Since all active political figures on the left are moderates relative to another leftist ideology, we see them all do this. You might even do it yourself—perhaps in your reaction to this piece. Once a Bernie supporter starts to defend the social democratic ideology against the critiques of a socialist, the same dynamic takes over.
I’ve described a complicated picture of the Democratic party. It is complicated because the ideology/realpolitik distinction is complicated. We can explore it more when we consider more objections to my claims. Since what I have said isn’t the standard denouncement of Democrats like Pelosi and Clinton as neoliberal, capitalist, racist imperialists, I am likely to be denounced in the same terms. So I will end by testing some implications of my claims.
For instance, perhaps surprisingly, I encourage the criticism of the Democratic Party from the left. I also encourage the criticism of more progressive Democrats, like Bernie and AOC, from the left. What interests me is the political nature of the criticisms. They exist as events in the world and make an impact on policies and platforms. They affect the opinions of the electorate and hence the results of elections. That is to say, ideological criticisms of ideologies exist at the level of realpolitik. They are practical realities.
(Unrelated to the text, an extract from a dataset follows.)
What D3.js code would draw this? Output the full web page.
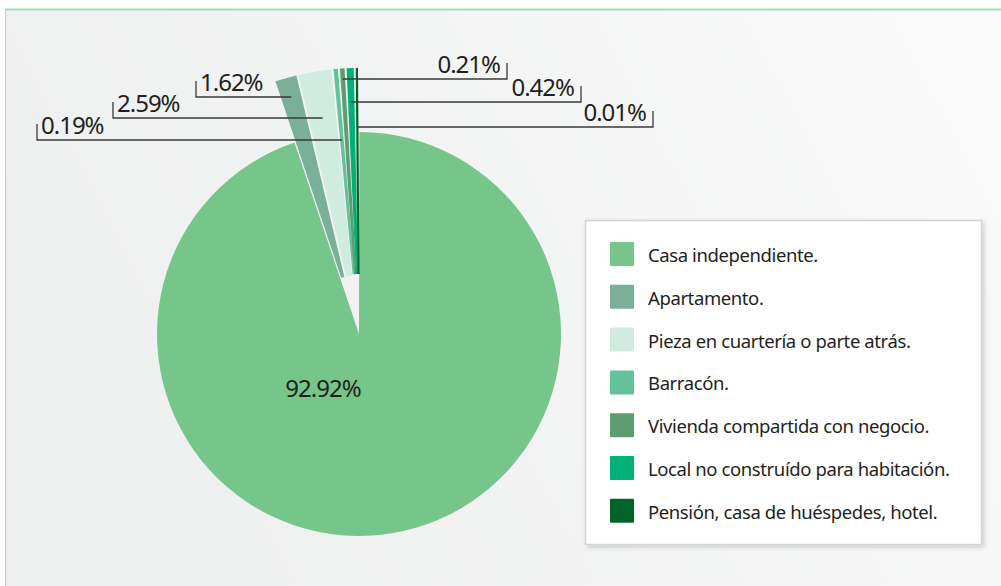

The reverse is also true. It will always be coherent to criticize relatively moderate political positions, progressive or liberal, because the positions must be depicted as stemming from an ideology. And for pragmatic reasons, the ideology must be presented as genuine. Paradoxically, this means that, for pragmatic reasons, the ideology cannot be depicted as a pragmatic tool. As a result, the ideology is left open to ideological criticism. The criticisms will be especially compelling because they will be based on the same moral realities that justified the moderate pragmatism in the first place! So I don’t dispute the claim that Pelosi or Clinton are centrists. The claim leaves open the exact nature of the centrism and the claim itself. As I hope to have shown, understanding their nature is a tricky affair.
If you’re persuaded by my analysis, it might be tempting to conclude that the different factions of the left should tolerate each other. The relative left is there to push the party ideology left and the relative centrist left is there to find ways to implement policies (depending on the framing, Bernie could belong to both factions, hence the word ‘relative’). But that is partially a mistake. The conclusion undermines itself. Tolerance would prevent the factions from doing their jobs. The disagreements are practical realities. Tolerance is a political act whose nature is, again, a tricky affair.
The conclusion to draw is that arguments on the left exist within a multi-layered structure that is always self-reflexive. The ideological is pragmatic. The pragmatic is ideological. The ideology of pragmatism is pragmatic. The pragmatism of ideology is ideological. And so on.